## Data provided
-- BEGIN --

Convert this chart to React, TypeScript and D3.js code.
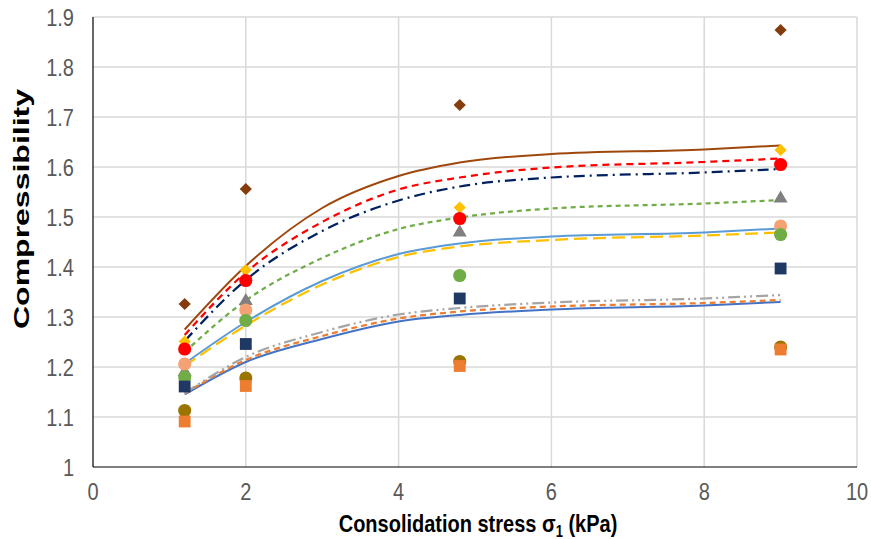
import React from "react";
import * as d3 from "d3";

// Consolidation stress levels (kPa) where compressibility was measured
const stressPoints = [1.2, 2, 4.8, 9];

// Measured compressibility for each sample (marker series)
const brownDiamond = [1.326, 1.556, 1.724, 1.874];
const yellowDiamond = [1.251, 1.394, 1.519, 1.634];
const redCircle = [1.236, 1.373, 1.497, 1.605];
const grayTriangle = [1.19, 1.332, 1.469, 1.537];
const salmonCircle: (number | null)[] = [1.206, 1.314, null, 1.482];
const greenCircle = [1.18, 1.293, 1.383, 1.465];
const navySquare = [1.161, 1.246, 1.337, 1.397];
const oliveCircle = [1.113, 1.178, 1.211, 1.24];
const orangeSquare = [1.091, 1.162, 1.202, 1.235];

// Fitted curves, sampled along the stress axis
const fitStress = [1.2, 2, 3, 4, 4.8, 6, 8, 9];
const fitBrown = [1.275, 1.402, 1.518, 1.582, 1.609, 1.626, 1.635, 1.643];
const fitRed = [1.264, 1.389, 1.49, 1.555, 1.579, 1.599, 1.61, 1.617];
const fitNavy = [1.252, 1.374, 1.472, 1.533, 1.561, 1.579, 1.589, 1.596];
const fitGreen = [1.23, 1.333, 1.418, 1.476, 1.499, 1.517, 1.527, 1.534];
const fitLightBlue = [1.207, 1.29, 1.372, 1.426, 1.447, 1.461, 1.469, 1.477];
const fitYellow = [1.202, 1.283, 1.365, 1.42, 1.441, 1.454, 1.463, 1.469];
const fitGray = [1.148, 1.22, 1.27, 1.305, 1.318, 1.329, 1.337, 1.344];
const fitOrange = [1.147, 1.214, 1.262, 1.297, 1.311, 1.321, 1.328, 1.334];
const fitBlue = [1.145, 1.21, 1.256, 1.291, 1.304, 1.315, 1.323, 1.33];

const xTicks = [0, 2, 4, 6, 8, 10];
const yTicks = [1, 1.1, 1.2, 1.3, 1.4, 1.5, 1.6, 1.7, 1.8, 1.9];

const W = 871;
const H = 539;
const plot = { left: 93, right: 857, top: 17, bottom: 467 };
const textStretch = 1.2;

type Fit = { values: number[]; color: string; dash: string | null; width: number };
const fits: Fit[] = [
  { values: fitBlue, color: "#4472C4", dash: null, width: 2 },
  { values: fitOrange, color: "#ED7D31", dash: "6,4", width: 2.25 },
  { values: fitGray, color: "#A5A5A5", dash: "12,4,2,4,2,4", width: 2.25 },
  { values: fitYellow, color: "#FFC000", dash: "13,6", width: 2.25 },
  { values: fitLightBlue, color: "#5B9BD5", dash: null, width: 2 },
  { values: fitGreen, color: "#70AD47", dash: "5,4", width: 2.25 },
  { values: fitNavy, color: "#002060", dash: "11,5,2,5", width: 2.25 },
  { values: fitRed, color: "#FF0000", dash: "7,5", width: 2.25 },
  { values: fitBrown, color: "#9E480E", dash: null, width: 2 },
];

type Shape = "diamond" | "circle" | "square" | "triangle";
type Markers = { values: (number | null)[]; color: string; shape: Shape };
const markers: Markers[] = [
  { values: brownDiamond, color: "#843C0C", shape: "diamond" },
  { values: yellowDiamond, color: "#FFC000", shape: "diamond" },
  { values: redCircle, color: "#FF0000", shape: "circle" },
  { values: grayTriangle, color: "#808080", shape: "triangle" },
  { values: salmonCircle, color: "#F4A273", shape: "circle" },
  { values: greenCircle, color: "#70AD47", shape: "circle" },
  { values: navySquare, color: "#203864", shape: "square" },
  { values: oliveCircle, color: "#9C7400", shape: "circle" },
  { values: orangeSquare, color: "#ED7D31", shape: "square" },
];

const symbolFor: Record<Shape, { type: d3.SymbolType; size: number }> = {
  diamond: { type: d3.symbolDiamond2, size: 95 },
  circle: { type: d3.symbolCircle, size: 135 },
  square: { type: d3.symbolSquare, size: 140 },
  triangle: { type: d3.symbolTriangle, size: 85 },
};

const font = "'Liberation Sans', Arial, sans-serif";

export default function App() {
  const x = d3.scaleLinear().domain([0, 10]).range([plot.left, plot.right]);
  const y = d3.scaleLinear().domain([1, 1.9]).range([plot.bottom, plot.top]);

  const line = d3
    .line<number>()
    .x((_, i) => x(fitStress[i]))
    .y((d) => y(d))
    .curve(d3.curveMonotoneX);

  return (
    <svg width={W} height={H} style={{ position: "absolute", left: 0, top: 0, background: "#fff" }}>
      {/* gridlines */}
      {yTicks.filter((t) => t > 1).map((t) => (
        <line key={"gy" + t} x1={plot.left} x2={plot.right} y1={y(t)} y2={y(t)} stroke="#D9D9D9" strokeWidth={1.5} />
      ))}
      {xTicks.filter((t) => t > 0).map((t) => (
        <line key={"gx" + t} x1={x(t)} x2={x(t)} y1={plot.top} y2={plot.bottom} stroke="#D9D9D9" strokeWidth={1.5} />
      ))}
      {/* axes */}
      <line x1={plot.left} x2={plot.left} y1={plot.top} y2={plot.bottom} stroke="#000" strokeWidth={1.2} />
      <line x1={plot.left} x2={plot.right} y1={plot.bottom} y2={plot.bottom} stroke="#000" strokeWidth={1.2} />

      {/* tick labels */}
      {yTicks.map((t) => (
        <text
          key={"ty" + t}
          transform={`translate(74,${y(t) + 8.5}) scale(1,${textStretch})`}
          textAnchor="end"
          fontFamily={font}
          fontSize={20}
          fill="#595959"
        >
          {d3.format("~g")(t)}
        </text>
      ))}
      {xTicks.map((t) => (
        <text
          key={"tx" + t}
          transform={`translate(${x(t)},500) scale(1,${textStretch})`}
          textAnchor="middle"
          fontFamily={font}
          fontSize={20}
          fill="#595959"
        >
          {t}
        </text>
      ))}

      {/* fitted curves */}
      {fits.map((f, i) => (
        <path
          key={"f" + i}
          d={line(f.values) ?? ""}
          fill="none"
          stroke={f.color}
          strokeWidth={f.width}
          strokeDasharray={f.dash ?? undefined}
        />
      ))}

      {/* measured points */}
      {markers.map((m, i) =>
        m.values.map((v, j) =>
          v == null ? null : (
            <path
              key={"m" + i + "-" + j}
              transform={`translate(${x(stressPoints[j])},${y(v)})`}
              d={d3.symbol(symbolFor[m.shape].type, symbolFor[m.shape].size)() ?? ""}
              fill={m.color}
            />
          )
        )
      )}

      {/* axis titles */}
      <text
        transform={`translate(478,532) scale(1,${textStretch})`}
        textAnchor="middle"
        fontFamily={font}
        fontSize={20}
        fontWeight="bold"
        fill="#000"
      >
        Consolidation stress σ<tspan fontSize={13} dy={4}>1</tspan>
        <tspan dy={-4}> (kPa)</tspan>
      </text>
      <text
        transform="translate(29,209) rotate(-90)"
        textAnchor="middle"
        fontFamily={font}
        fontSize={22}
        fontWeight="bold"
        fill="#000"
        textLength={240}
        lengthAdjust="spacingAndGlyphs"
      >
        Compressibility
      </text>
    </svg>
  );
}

-- END --

## What this task involves
Reproduce exactly the run of lines that opens the listing and closes with the line holding "const stressPoints = [1.2, 2, 4.8, 9];". Pictures are excluded.

## Solution for this exercise
Convert this chart to React, TypeScript and D3.js code.
import React from "react";
import * as d3 from "d3";

// Consolidation stress levels (kPa) where compressibility was measured
const stressPoints = [1.2, 2, 4.8, 9];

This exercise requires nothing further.